Dunque non é giusto (per chi stia dalla aprte dei lavoratori e dell' umanità presente e potenzialmente futura tutta) demonizzare indiscriminatamente le tecniche, ma invece combattarle nella misura in cui sono di fatto foriere di iniquità e dannose per l' ambiente, promuoverle nella misura in cui sono foriere di benessere equamente distribuibile e non pregiudiziali per l' ambiente inteso come condizioni oggettive necessarie per l' esistenza anche dell' umanità potenzialmente futura.
Decisivi restano comunque i rapporti di produzione nel determinare le conseguenze delle non neutrali tecniche (a partire dagli impieghi o meno di esse), e non le verità oggettive (scientifiche o di senso comune) che unitamente ai rapporti di produzione stessi ne stanno alla base: nessuna verità oggettiva teorica (nessuna teoria scientifica pura) ha mai fatto del male a nessuno!
Il problema di noi marxisti contemporanei é piuttosto secondo me quello di superare l' accezione "classica" del concetto materialistico storico di "sviluppo delle forze produttive".

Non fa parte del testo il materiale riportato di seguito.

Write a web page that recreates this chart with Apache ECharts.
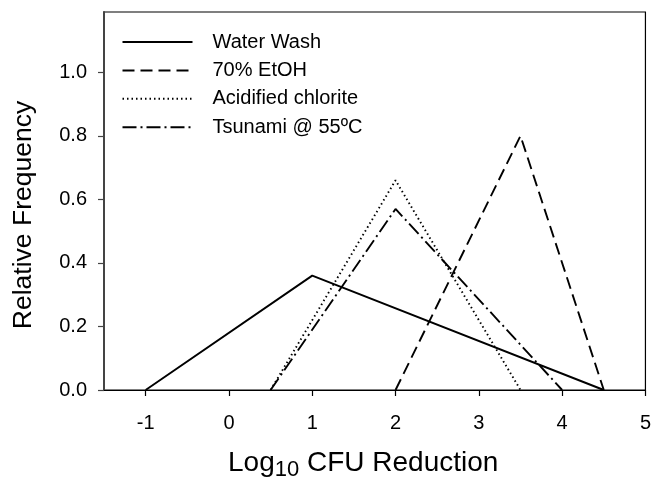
<!DOCTYPE html>
<html>
<head>
<meta charset="utf-8">
<script src="https://cdn.jsdelivr.net/npm/echarts@6/dist/echarts.min.js"></script>
<style>
html,body{margin:0;padding:0;background:#fff;}
#chart{width:654px;height:480px;}
</style>
</head>
<body>
<div id="chart"></div>
<script>
//series names
var seriesNames = ['Water Wash', '70% EtOH', 'Acidified chlorite', 'Tsunami @ 55\u00baC'];
//vertices of each frequency polygon (log10 reduction, relative frequency)
var waterX = [-1, 1, 4.5];
var waterY = [0, 0.36, 0];
var etohX = [2, 3.5, 4.5];
var etohY = [0, 0.8, 0];
var chloriteX = [0.5, 2, 3.5];
var chloriteY = [0, 0.66, 0];
var tsunamiX = [0.5, 2, 4];
var tsunamiY = [0, 0.57, 0];
//tick labels
var xTicks = [-1, 0, 1, 2, 3, 4, 5];
var yTicks = [0, 0.2, 0.4, 0.6, 0.8, 1.0];

function pairs(xs, ys){
	var out = [];
	for(var i=0;i<xs.length;i++){ out.push([xs[i], ys[i]]); }
	return out;
}
var dashes = ['solid', [12,6], [1.5,3], [14,4,2,4]];
var allData = [pairs(waterX,waterY), pairs(etohX,etohY), pairs(chloriteX,chloriteY), pairs(tsunamiX,tsunamiY)];

var font = '"Liberation Sans", Arial, sans-serif';
var series = [];
for(var k=0;k<seriesNames.length;k++){
	series.push({
		name: seriesNames[k],
		type: 'line',
		data: allData[k],
		symbol: 'none',
		silent: true,
		itemStyle: {color:'rgba(0,0,0,0)'},
		lineStyle: {color:'#000', width:1.9, type:dashes[k]}
	});
}

var chart = echarts.init(document.getElementById('chart'));
chart.setOption({
	animation: false,
	grid: {left:104, top:12, right:8.5, bottom:90, show:true, borderColor:'#000', borderWidth:1.2},
	legend: {
		orient:'vertical', left:121.5, top:32, padding:0,
		itemWidth:70, itemHeight:20, itemGap:8.4,
		itemStyle:{opacity:0},
		textStyle:{fontFamily:font, fontSize:20, color:'#000', lineHeight:20, padding:[0,0,0,15]},
		data: seriesNames
	},
	xAxis: {
		type:'value', min:-1.5, max:5,
		splitLine:{show:false},
		axisLine:{onZero:false, lineStyle:{color:'#000', width:1.2}},
		axisTick:{show:true, length:6, customValues:xTicks, lineStyle:{color:'#000', width:1.2}},
		axisLabel:{customValues:xTicks, margin:23, fontFamily:font, fontSize:20, color:'#000'}
	},
	yAxis: {
		type:'value', min:0, max:1.19,
		splitLine:{show:false},
		axisLine:{show:true, onZero:false, lineStyle:{color:'#444', width:2}},
		axisTick:{show:true, length:6, customValues:yTicks, lineStyle:{color:'#444', width:1.2}},
		axisLabel:{customValues:yTicks, margin:17, fontFamily:font, fontSize:20, color:'#000',
			formatter:function(v){ return v.toFixed(1); }}
	},
	graphic: [
		{type:'text', left:228, top:449, style:{
			text:'{a|Log}{b|10}{a| CFU Reduction}',
			rich:{
				a:{fontFamily:font, fontSize:28, fill:'#000', lineHeight:32, verticalAlign:'bottom'},
				b:{fontFamily:font, fontSize:22, fill:'#000', lineHeight:32, verticalAlign:'bottom', padding:[0,0,-4,0]}
			}
		}},
		{type:'text', x:24, y:215, rotation:Math.PI/2, style:{
			text:'Relative Frequency', fontFamily:font, fontSize:26.5, fill:'#000',
			align:'center', verticalAlign:'middle'
		}}
	],
	series: series
});
</script>
</body>
</html>
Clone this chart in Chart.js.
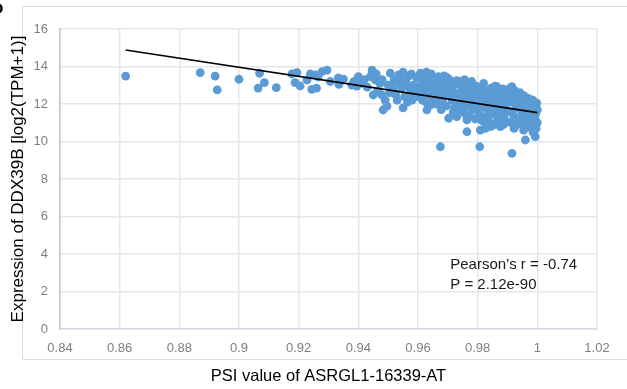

Tutte le teorie sceintifiche, naturali ma anche umane, sono tendenzialmente soggette a progresso e superamento di limiti ed errori.
E così come, nel corso delle scienze naturali, nuove acquisizioni empiriche hanno imposto il superamento della nozione "classica" newtoniana di "gravità" attraverso quella relativistica einstiniana, allo stesso modo, nell' ambito delle scienze umane, l' attuale evidenza dei limiti delle risorse naturali realisticamente (e non: fantascientificamente, né scientisticamente ovvero ideologicamente in senso conservatore e reazionario; e irrazionalistico) disponibili al' uomo (di cui nessuno ai tempi dei classici del materialismo storico -a ben vedere nemmeno Malthus!- aveva, né probabibilmente poteva avere adeguata consapevolezza) impone un superamento dei termini irriducibilmente quantitativi -anche, non solo, ovviamente!- nei quali era intesa la nozione materialsitica storica "classica" di "sviluppo delle forze produttive".
Le relativamente nuove acquisizioni empiriche disponibili almeno dalla metà del XX° secolo ne impongono infatti un' accezione rigorosamente qualitativa: tendenziale aumento della civiltà umana e delle sue conquiste culturali, artistiche, filosofiche, teoriche in generale, del benessere materiale -limitatamente- e morale -illimitatamente- diffuso, in assenza di un' impossibile e disastroso nelle misura in cui -come inevitabilmente accade oggettivamente in presenza di rapporti di produzine dominanti capitalistici- venisse tentato incremento quantitativo illimitato delle produzioni di beni e servizi.